Although the drivers and immediate economic benefits are known and recognised, the effects on the socio-political landscape are those that are more often talked about, highlighted and debated. Migration can be seen as a purely economical factor perhaps, however we must not forget that we are dealing with actual people, who have hopes, dreams, desires and families. Migrants not only bring economic impacts, but their very presence changes the fabric of communities, and it is this change that can turn the tide of opinion. Economic factors are enough to convince a company perhaps, but “not in my backyard” is also a term used…

A cursory look at headlines over the past year or two clearly indicates that migration and identity are in the forefront of people’s minds. The discourse hasn’t always been friendly:

Tony Abbott plans to block people from Australia, news

Australia is a nation based on multiculturalism, and we have a great untapped resource in our cultural diversity. It is important that we appreciate the value of our migration and cultural diversity, capitalise on its benefits and ensure that we do not neglect the socio-political effects that it has. We must ensure the communication lines are always open between migrants and those who have been settled for generations, and that we provide the space for young people to discover and mould their own identities to find the balance between their heritage and their current environment in a manner that is comfortable and familiar to them. It isn’t something that will happen overnight or be ‘resolved’ but more one that will change over time as influxes and migratory patterns change.

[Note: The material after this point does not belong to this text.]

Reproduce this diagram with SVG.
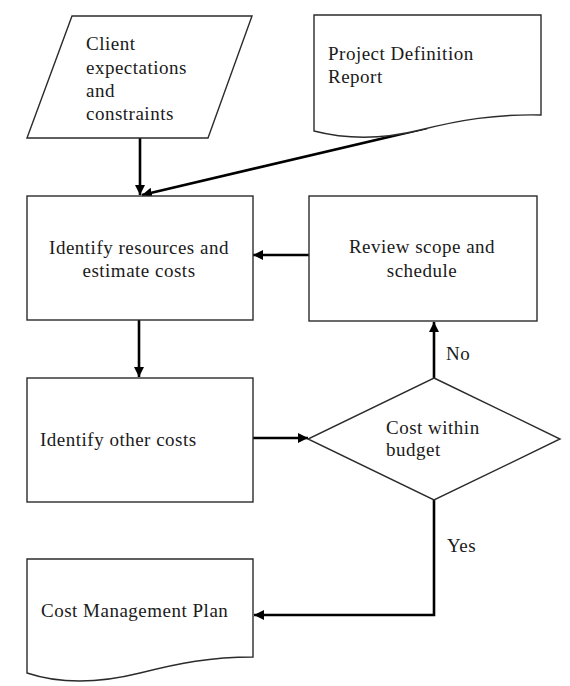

This level of cross cultural pollination has never been seen in history before, so we are at a unique point in human civilisation where we can create and mould identity based on more than just an accident of birth location – we almost have the choice and freedom to form whatever identity we want. What effects will that have on our society as a whole? Who knows yet. It could mean that nationalism no longer has the same power that it used to, or that it becomes based on something other than race, birthplace or religion. It could mean that cultures become based on hybrids of existing national traditions… who knows? All I know is that it is within our control.

Migration is not a crime

Migration is not a crime, by dkalo on Flickr, CC BY SA 2.0



The irony is never lost on the Indigenous population – apart from them, we are all migrants to Australia. So who is anyone to deny the benefits of a concept that brought them there in the first place?